Dor e Glória é um tapa na cara de Pedro Almodóvar. Não uma bolacha agressiva, mas algo carinhoso. Quase como um cumprimento. Indicado ao Oscar de Melhor Ator e melhor filme de língua estrangeira (concorrendo com Parasita) é mais um recado de um diretor que insiste em dar ao cinema belas histórias, com um cara cada vez mais humana e universal, mas ao mesmo tempo absolutamente autoral.
Salvador Mallo (Antonio Banderas) é um diretor de cinema em declínio físico, artístico e produtivo que começa a relembrar sua vida e carreira desde sua infância na cidade de Valencia, nos anos 60. Ele tem lembranças claras e poéticas de seus primeiros amores, seu primeiro desejo homossexual, sua primeira paixão adulta na Madrid dos anos 80 e, é claro, seu interesse precoce no cinema e na arte, como forma de manifestação.

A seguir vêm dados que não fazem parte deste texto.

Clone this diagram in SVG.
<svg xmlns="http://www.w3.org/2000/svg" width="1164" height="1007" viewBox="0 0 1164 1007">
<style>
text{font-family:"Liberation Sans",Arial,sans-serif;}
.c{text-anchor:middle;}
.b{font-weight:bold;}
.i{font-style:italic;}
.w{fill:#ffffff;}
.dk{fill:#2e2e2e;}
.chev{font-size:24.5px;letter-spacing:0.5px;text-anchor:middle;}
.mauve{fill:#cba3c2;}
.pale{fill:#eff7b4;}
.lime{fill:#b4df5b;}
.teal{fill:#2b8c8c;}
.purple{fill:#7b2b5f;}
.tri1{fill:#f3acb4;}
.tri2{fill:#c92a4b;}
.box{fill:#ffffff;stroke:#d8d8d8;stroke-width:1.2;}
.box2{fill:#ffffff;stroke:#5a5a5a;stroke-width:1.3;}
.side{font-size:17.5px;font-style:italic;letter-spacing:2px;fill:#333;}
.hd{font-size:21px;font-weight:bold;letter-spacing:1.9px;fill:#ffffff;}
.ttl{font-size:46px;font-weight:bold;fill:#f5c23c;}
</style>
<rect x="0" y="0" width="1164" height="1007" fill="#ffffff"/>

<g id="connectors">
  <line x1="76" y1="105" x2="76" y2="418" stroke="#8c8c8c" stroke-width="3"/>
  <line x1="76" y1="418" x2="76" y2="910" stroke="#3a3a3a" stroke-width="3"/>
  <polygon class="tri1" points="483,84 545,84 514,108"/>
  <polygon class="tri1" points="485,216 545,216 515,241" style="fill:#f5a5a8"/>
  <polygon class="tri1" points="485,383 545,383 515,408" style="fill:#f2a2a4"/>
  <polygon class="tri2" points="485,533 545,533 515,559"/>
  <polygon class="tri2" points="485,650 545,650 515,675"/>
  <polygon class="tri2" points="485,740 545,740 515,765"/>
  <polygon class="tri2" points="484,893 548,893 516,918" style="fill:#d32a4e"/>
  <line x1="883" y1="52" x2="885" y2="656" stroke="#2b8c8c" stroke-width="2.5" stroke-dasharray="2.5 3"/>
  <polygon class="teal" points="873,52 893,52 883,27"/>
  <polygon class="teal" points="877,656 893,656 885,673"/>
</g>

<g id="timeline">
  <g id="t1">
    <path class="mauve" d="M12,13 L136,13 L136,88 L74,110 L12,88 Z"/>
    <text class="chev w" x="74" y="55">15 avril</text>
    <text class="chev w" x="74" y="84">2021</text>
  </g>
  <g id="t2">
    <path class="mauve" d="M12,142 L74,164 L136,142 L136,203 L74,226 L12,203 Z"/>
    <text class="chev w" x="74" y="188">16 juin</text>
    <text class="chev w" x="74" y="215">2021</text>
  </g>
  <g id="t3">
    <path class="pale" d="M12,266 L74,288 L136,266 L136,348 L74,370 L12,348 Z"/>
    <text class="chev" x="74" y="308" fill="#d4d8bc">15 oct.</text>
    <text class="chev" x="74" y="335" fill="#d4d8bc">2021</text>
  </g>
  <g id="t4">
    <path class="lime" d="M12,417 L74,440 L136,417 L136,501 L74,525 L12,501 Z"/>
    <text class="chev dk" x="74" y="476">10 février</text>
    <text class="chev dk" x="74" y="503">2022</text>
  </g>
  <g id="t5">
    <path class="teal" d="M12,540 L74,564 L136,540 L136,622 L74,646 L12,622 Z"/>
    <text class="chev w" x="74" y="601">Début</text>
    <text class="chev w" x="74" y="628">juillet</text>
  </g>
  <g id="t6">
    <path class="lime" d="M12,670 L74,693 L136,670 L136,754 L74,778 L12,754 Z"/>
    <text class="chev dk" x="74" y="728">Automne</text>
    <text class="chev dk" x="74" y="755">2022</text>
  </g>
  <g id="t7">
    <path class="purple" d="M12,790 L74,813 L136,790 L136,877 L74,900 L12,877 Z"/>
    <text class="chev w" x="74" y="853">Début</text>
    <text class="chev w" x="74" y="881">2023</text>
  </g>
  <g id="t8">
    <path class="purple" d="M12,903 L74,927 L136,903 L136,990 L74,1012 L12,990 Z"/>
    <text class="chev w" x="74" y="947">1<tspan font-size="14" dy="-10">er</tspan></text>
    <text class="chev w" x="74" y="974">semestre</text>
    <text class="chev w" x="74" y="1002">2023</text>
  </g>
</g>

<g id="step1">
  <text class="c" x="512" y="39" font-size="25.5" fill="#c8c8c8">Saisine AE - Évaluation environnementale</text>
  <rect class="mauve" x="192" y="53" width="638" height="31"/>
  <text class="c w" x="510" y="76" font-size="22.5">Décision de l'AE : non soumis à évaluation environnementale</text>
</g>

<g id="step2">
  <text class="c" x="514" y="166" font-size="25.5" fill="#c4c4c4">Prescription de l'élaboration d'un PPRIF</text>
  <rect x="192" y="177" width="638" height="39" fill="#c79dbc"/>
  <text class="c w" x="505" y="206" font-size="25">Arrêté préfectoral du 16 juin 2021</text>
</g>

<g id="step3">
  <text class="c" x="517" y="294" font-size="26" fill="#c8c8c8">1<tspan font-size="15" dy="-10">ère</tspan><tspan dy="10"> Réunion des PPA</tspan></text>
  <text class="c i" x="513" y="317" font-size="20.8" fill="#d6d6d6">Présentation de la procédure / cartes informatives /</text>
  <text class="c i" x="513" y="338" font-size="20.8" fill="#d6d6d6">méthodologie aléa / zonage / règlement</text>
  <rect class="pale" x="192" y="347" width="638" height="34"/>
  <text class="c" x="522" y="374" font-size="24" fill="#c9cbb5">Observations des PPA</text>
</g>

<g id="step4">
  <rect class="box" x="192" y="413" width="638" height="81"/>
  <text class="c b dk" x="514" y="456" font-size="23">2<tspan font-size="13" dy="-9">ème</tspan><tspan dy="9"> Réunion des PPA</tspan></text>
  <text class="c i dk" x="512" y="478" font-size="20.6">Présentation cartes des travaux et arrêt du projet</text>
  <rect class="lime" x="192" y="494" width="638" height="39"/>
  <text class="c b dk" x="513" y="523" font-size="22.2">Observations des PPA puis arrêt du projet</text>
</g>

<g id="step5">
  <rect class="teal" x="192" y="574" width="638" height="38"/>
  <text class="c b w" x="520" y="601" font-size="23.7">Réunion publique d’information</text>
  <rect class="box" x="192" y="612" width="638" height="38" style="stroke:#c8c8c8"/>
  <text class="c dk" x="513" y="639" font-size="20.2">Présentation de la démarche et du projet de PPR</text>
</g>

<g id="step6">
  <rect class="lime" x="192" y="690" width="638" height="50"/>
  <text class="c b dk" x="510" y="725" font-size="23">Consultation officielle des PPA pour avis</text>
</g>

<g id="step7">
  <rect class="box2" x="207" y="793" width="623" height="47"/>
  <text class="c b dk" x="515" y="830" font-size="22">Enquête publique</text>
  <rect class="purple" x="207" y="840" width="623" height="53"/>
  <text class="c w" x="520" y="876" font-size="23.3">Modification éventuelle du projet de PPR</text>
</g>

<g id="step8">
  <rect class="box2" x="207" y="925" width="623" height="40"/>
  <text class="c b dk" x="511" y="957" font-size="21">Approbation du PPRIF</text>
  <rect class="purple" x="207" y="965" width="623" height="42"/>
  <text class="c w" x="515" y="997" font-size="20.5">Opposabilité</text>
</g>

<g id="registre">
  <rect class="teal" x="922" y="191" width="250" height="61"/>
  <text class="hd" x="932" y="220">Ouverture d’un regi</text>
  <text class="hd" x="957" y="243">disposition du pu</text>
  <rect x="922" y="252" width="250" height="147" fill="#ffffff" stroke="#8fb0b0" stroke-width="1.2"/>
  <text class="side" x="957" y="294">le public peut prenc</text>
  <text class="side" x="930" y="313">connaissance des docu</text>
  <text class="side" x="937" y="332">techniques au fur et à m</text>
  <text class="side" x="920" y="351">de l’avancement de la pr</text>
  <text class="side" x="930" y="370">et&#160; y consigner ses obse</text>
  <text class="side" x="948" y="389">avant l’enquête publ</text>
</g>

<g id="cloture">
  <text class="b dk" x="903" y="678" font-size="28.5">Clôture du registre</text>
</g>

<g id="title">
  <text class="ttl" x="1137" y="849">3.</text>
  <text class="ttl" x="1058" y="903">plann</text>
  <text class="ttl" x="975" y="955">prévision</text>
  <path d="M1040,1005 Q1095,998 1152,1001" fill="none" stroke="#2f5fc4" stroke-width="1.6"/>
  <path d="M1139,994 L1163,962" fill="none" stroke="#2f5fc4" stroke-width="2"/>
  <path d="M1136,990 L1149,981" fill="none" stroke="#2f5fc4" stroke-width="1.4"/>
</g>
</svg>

A semelhança com a vida real é óbvia. Almodóvar é um cineasta consagrado, que como todo profissional, passa a se sentir inadequado com o envelhecimento. “Filmar é um ato físico”, lembra. Exige, desgasta e cansa. A idade joga contra ao contrário de outras funções intelectuais.
“Não entendo porque gostam tanto de mim na Islândia” e outras pequenas piadas autoreferentes em uma autoficção (conceito apresentado no filme) tornam o filme mais denso e profundo até o ponto de nos perguntarmos se Almodóvar tem problema nas costas mas nada disso importa de verdade. O que vale é a história que ele nos traz sobre expiação e reencontro.
Qual o reencontro? Ora, obviamente, de Salvador com ele mesmo. E, no caminho, somos nós que nos reencontramos com nossa própria história. Dor e Glória é uma história que nos ensina todas as ambiguidades e contrariedades que perseguirmos até aceitarmos (ou engolirmos) que somos. Resta agradecer ao cineasta, seja Almodóvar ou o personagem de Banderas (talvez em sua melhor atuação com o diretor que o consagrou), por isto.